2017-02-25 12:08:00

Papa ai parroci: siate vicini alle coppie in ogni situazione


Siate vicini alle coppie in ogni situazione: alle unioni celebrate in Cristo come alle unioni civili, alle famiglie felici e infelici. E’ quanto chiede il Papa nel discorso ai partecipanti al corso di formazione, per i parroci, sul nuovo processo matrimoniale, promosso dal Tribunale della Rota Romana. Il corso ha preso il via mercoledì scorso e si conclude oggi. Francesco, che ha ricevuto i partecipanti stamani in Vaticano, ribadisce la necessità di una lunga preparazione al matrimonio, da vivere non come un fatto sociale ma come vero Sacramento. Il servizio di Debora Donnini:

I parroci sono chiamati ad essere “compagni di viaggio”, che testimoniano e sostengono le persone, in ogni situazione:

“Nessuno meglio di voi conosce ed è a contatto con la realtà del tessuto sociale nel territorio, sperimentandone la complessità variegata: unioni celebrate in Cristo, unioni di fatto, unioni civili, unioni fallite, famiglie e giovani felici e infelici”.

Nella maggior parte dei casi, infatti, i parroci sono i primi interlocutori dei giovani che desiderano il Sacramento del matrimonio. Non solo. A loro si rivolgono i coniugi che hanno seri problemi e hanno bisogno di riscoprire la grazia del Sacramento.

Il corso di formazione sul nuovo processo matrimoniale era indirizzato infatti proprio ai parroci, con l’obiettivo di approfondire quanto proposto nel Sinodo sul tema “Matrimonio e famiglia”, poi recepito e integrato nell’Esortazione Apostolica "Amoris laetitia" e quindi tradotto nei due specifici provvedimenti, i Motu proprio Mitis Iudex e Misericors Jesus. Il Papa quindi loda queste iniziative di studio.

Catecumenato per sposi: preparare i fidanzati e poi seguire le giovani coppie
La prima cosa che Francesco chiede è che si testimoni la grazia del Sacramento del matrimonio fra uomo e donna, sia nella preparazione per i fidanzati sia, poi, nell’accompagnare le giovani coppie, aiutandole a vivere “nei momenti di gioia e in quelli di fatica”:

“Ma io mi domando, quante volte o quanti di questi giovani che vengono ai corsi prematrimoniali capiscano cosa significa ‘matrimonio’ e il segno dell’unione di Cristo e la Chiesa. ‘Sì, sì’, dicono di sì; ma capiscono, questo? Hanno fede in quello? Sono convinto che ci voglia un vero catecumenato per il Sacramento del matrimonio e non fare la preparazione con due o tre riunioni e poi andare avanti”.
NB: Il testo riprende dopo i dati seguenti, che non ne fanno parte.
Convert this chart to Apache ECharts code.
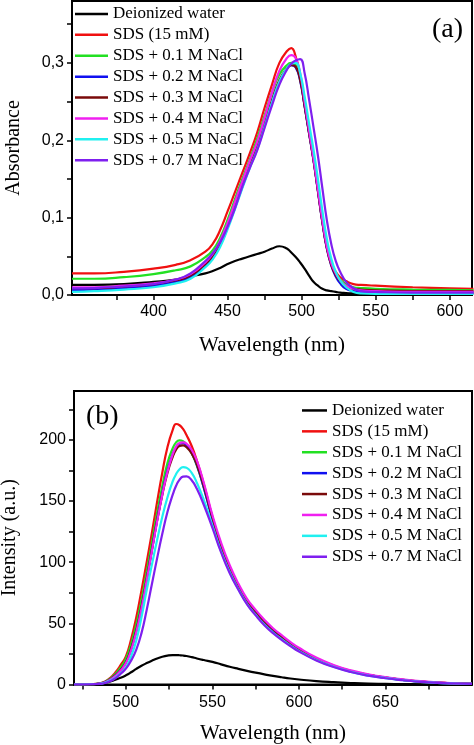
<!DOCTYPE html>
<html><head><meta charset="utf-8">
<script src="https://cdn.jsdelivr.net/npm/echarts@6/dist/echarts.min.js"></script>
<style>html,body{margin:0;padding:0;background:#fff}#c{width:474px;height:745px}</style>
</head><body><div id="c"></div>
<script>
const seriesNames = ['Deionized water','SDS (15 mM)','SDS + 0.1 M NaCl','SDS + 0.2 M NaCl','SDS + 0.3 M NaCl','SDS + 0.4 M NaCl','SDS + 0.5 M NaCl','SDS + 0.7 M NaCl'];
const seriesColors = ['#000000','#f01010','#22e022','#1010f0','#7a0a0a','#f020f0','#20f0f0','#7f1fef'];

// (a) Absorbance
const absWavelength = [345,360,380,400,415,425,435,440,445,450,455,460,465,470,475,480,485,490,493,496,499,502,505,508,511,514,517,520,523,526,530,535,540,550,575,600,616];
const absWater  = [0.013,0.013,0.014,0.017,0.020,0.024,0.028,0.031,0.035,0.040,0.044,0.047,0.050,0.053,0.056,0.060,0.063,0.060,0.055,0.049,0.042,0.034,0.025,0.017,0.012,0.008,0.006,0.005,0.004,0.003,0.0025,0.002,0.002,0.002,0.002,0.002,0.002];
const absSDS    = [0.028,0.028,0.030,0.034,0.039,0.045,0.056,0.066,0.084,0.108,0.133,0.158,0.183,0.210,0.242,0.272,0.300,0.315,0.319,0.308,0.283,0.245,0.210,0.175,0.135,0.095,0.062,0.042,0.030,0.023,0.018,0.014,0.013,0.012,0.010,0.0085,0.008];
const absNaCl01 = [0.021,0.021,0.023,0.027,0.032,0.037,0.049,0.058,0.074,0.097,0.124,0.150,0.175,0.202,0.232,0.262,0.285,0.297,0.300,0.297,0.280,0.246,0.211,0.176,0.136,0.096,0.062,0.041,0.028,0.020,0.014,0.010,0.009,0.008,0.007,0.0065,0.006];
const absNaCl02 = [0.0065,0.007,0.009,0.012,0.017,0.023,0.038,0.048,0.064,0.087,0.113,0.140,0.166,0.190,0.220,0.250,0.276,0.292,0.297,0.294,0.277,0.244,0.209,0.174,0.134,0.094,0.060,0.038,0.024,0.015,0.008,0.005,0.004,0.0035,0.003,0.003,0.003];
const absNaCl03 = [0.009,0.009,0.011,0.014,0.019,0.025,0.040,0.050,0.066,0.089,0.115,0.142,0.168,0.192,0.222,0.252,0.278,0.293,0.297,0.295,0.278,0.245,0.210,0.175,0.135,0.095,0.061,0.039,0.026,0.018,0.011,0.008,0.007,0.006,0.005,0.005,0.005];
const absNaCl04 = [0.010,0.010,0.012,0.015,0.020,0.027,0.042,0.053,0.070,0.093,0.120,0.147,0.173,0.198,0.229,0.262,0.290,0.306,0.310,0.306,0.287,0.250,0.213,0.177,0.137,0.097,0.063,0.041,0.028,0.019,0.012,0.008,0.006,0.005,0.004,0.004,0.004];
const absNaCl05 = [0.004,0.005,0.007,0.010,0.015,0.021,0.036,0.046,0.062,0.085,0.111,0.138,0.164,0.188,0.218,0.249,0.276,0.293,0.299,0.300,0.287,0.257,0.222,0.188,0.150,0.109,0.073,0.047,0.030,0.019,0.010,0.004,0.002,0.0015,0.0015,0.0015,0.0015];
const absNaCl07 = [0.0086,0.009,0.011,0.014,0.020,0.028,0.044,0.054,0.068,0.088,0.112,0.140,0.164,0.187,0.216,0.245,0.272,0.291,0.299,0.303,0.305,0.287,0.253,0.217,0.180,0.138,0.097,0.066,0.044,0.030,0.017,0.009,0.005,0.004,0.003,0.003,0.003];
const absXLabels = [400,450,500,550,600];
const absXTicks = [375,400,425,450,475,500,525,550,575,600];
const absYLabels = [0,0.1,0.2,0.3];
const absYTicks = [0,0.05,0.1,0.15,0.2,0.25,0.3,0.35];

// (b) Fluorescence intensity
const flWavelength = [470,480,485,488,491,494,497,500,503,506,509,512,515,518,521,524,527,529,531,533,535,538,541,545,550,555,560,565,570,575,580,585,590,595,600,610,620,630,640,650,660,670,680,690,700];
const flWater  = [0,0.1,0.5,1.2,2.5,4,5.5,7.5,10,12.8,15.3,17.5,19.5,21.3,22.7,23.6,24,24,23.9,23.7,23.3,22.4,21.3,20,18.5,16.5,14.5,12.8,11.2,9.7,8.3,7,5.9,4.9,4.1,2.8,1.9,1.2,0.7,0.5,0.3,0.2,0.1,0.1,0.1];
const flSDS    = [0,0.3,1,2.5,5.5,10,16,23,37,55,77,100,124,149,173,194,208,213,212,209,204,195,183,164,137,113,95,80,68,59,51,44.5,39,33.5,29,21,15.3,11,8,5.7,3.9,2.5,1.5,0.9,0.5];
const flNaCl01 = [0,0.3,0.9,2.2,4.8,8.8,14,21,33,49,69,92,116,140,162,181,193,198,199.6,199,196,189,179,161,135,112,94,79.5,67.5,58.5,50.5,44,38.5,33,28.5,20.8,15.1,10.8,7.8,5.6,3.8,2.4,1.4,0.9,0.5];
const flNaCl02 = [0,0.2,0.8,2,4.2,7.5,12,18,29,44,63,86,110,134,156,175,188,194,197,197.4,195.5,189.5,179.5,161,135,112,94,79,67,58,50,43.5,38,32.7,28.2,20.6,15,10.7,7.7,5.5,3.7,2.3,1.4,0.9,0.5];
const flNaCl03 = [0,0.2,0.8,2,4.2,7.5,12,18,29,44,63,86,110,134,155,173,186,192,195,195.5,194,189,180,162.5,136.5,113.5,95.5,80.5,68.5,59.5,51.5,45,39,33.8,29,21.2,15.4,11,7.9,5.6,3.8,2.4,1.5,0.9,0.5];
const flNaCl04 = [0,0.2,0.8,1.9,4,7.2,11.5,17.5,28,43,62,85,109,133,155,174,188,194.5,197.5,198,197,192,183,165,138.5,116,97.5,82.5,70,61,53,46,40.3,34.8,30,22,16,11.5,8.4,6,4.2,2.7,1.7,1,0.6];
const flNaCl05 = [0,0.2,0.6,1.5,3.2,5.8,9.3,14,23,36,55,77,98,118,137,153,166,172,176,177.8,177.3,173,165,151,130,109,92,78,66,57,49,42.5,37,32,27.5,20,14.5,10.3,7.3,5.2,3.5,2.2,1.3,0.8,0.5];
const flNaCl07 = [0,0.2,0.5,1.2,2.8,5.2,8.8,13,19.5,28.5,42,61,82,103,123,141,155,162.5,167.5,170,170.2,167,160,147,128,108,91,77.5,65.5,56.5,48.5,42,36.5,31.5,27,19.7,14.3,10.2,7.2,5.1,3.5,2.2,1.3,0.8,0.5];
const flXLabels = [500,550,600,650];
const flXTicks = [475,500,525,550,575,600,625,650,675];
const flYLabels = [0,50,100,150,200];
const flYTicks = [0,25,50,75,100,125,150,175,200,225];

const absSets = [absWater,absSDS,absNaCl01,absNaCl02,absNaCl03,absNaCl04,absNaCl05,absNaCl07];
const flSets = [flWater,flSDS,flNaCl01,flNaCl02,flNaCl03,flNaCl04,flNaCl05,flNaCl07];

const serif = 'Liberation Serif';
const sans = 'Liberation Sans';

function xAxisCfg(gi, min, max, labels, ticks, nameGap, margin) {
  return {
    type: 'value', gridIndex: gi, min: min, max: max,
    name: 'Wavelength (nm)', nameLocation: 'middle', nameGap: nameGap,
    nameTextStyle: { fontFamily: serif, fontSize: 21, color: '#000' },
    axisLine: { show: true, lineStyle: { color: '#000', width: 2 } },
    axisTick: { show: true, inside: false, length: 5, lineStyle: { color: '#000', width: 1.5 }, customValues: ticks },
    axisLabel: { fontFamily: sans, fontSize: 16, color: '#000', margin: margin, customValues: labels },
    splitLine: { show: false }
  };
}
function yAxisCfg(gi, min, max, labels, ticks, name, nameGap, fmt) {
  return {
    type: 'value', gridIndex: gi, min: min, max: max,
    name: name, nameLocation: 'middle', nameGap: nameGap, nameRotate: 90,
    nameTextStyle: { fontFamily: serif, fontSize: 20, color: '#000' },
    axisLine: { show: true, lineStyle: { color: '#000', width: 2 } },
    axisTick: { show: true, inside: false, length: 5, lineStyle: { color: '#000', width: 1.5 }, customValues: ticks },
    axisLabel: { fontFamily: sans, fontSize: 16, color: '#000', margin: 8, customValues: labels, formatter: fmt },
    splitLine: { show: false }
  };
}

const series = [];
seriesNames.forEach(function (n, i) {
  series.push({
    name: n, type: 'line', xAxisIndex: 0, yAxisIndex: 0, showSymbol: false, symbol: 'none',
    smooth: 0.5, color: seriesColors[i],
    lineStyle: { width: 2.2, color: seriesColors[i] },
    data: absWavelength.map(function (w, k) { return [w, absSets[i][k]]; })
  });
});
seriesNames.forEach(function (n, i) {
  series.push({
    name: n, type: 'line', xAxisIndex: 1, yAxisIndex: 1, showSymbol: false, symbol: 'none',
    smooth: 0.5, color: seriesColors[i],
    lineStyle: { width: 2.2, color: seriesColors[i] },
    data: flWavelength.map(function (w, k) { return [w, flSets[i][k]]; })
  });
});

const legendCommon = {
  orient: 'vertical', icon: 'rect', itemHeight: 2.5, itemGap: 0, padding: 0,
  selectedMode: false,
  textStyle: { fontFamily: serif, fontSize: 17, color: '#000', lineHeight: 20.9 },
  data: seriesNames
};

const option = {
  animation: false,
  backgroundColor: '#fff',
  grid: [
    { left: 72, top: 1, width: 400, height: 294, containLabel: false, outerBoundsMode: 'none', show: true, borderColor: '#000', borderWidth: 2, backgroundColor: 'transparent' },
    { left: 74, top: 391, width: 398, height: 293.5, containLabel: false, outerBoundsMode: 'none', show: true, borderColor: '#000', borderWidth: 2, backgroundColor: 'transparent' }
  ],
  xAxis: [
    xAxisCfg(0, 345, 615, absXLabels, absXTicks, 40, 9),
    xAxisCfg(1, 470, 700, flXLabels, flXTicks, 38, 10)
  ],
  yAxis: [
    yAxisCfg(0, 0, 0.38, absYLabels, absYTicks, 'Absorbance', 48, function (v) { return v.toFixed(1).replace('.', ','); }),
    yAxisCfg(1, 0, 240, flYLabels, flYTicks, 'Intensity (a.u.)', 54, function (v) { return String(v); })
  ],
  legend: [
    Object.assign({}, legendCommon, { left: 75, top: 3.5, itemWidth: 33 }),
    Object.assign({}, legendCommon, { left: 302, top: 400, itemWidth: 25 })
  ],
  graphic: [
    { type: 'text', left: 432, top: 16, style: { text: '(a)', fontFamily: serif, fontSize: 28, fill: '#000' } },
    { type: 'text', left: 86, top: 403, style: { text: '(b)', fontFamily: serif, fontSize: 28, fill: '#000' } }
  ],
  series: series
};

const chart = echarts.init(document.getElementById('c'), null, { renderer: 'canvas' });
chart.setOption(option);
</script>
</body></html>
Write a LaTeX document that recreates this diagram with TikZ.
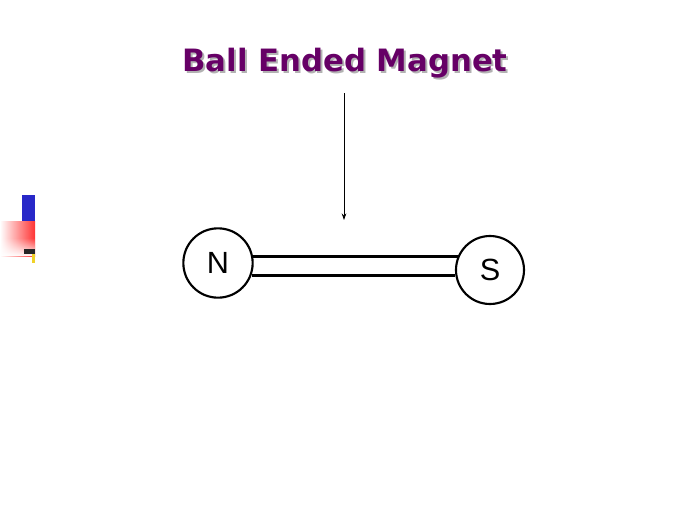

Francesco chiede quindi ai parroci di realizzare questo catecumenato dei futuri sposi. Una necessità già espressa nel recente discorso alla Rota Romana:

“Vi incoraggio ad attuarlo nonostante le difficoltà che potrete incontrare. Credo che la difficoltà più grande sia pensare o vivere il matrimonio come un fatto sociale – ‘noi dobbiamo fare questo fatto sociale’ – e non come un vero Sacramento che vuole una preparazione lunga. Lunga”.

Il matrimonio è “icona di Dio”. L’amore di Dio Uno e Trino e l’amore fra Cristo e la Chiesa devono essere quindi al centro della catechesi matrimoniale.

Non presentarsi come esperti di norme giuridiche
Bisogna anche sostenere quanti si sono resi conto che “la loro unione non è un vero matrimonio sacramentale e vogliono uscire da questa situazione”:

“In questa delicata e necessaria opera fate in modo che i vostri fedeli vi riconoscano non tanto come esperti di atti burocratici o di norme giuridiche, ma come fratelli che si pongono in un atteggiamento di ascolto e di comprensione”.

Vicinanza ai giovani che convivono senza sposarsi
Francesco chiede poi di farsi prossimi e accogliere quei giovani che preferiscono convivere senza sposarsi. “Sono fra i poveri e i piccoli”, verso i quali la Chiesa vuole essere madre che non abbandona:

“Anche queste persone sono amate dal cuore di Cristo. Abbiate verso di loro uno sguardo di tenerezza e di compassione. Questa cura degli ultimi, proprio perché emana dal Vangelo, è parte essenziale della vostra opera di promozione e difesa del Sacramento del matrimonio”.

La parrocchia è infatti il luogo, per antonomasia, della salvezza delle anime, come insegnava il Beato Paolo VI. Bisogna quindi essere ministri di consolazione specialmente fra le persone più fragili.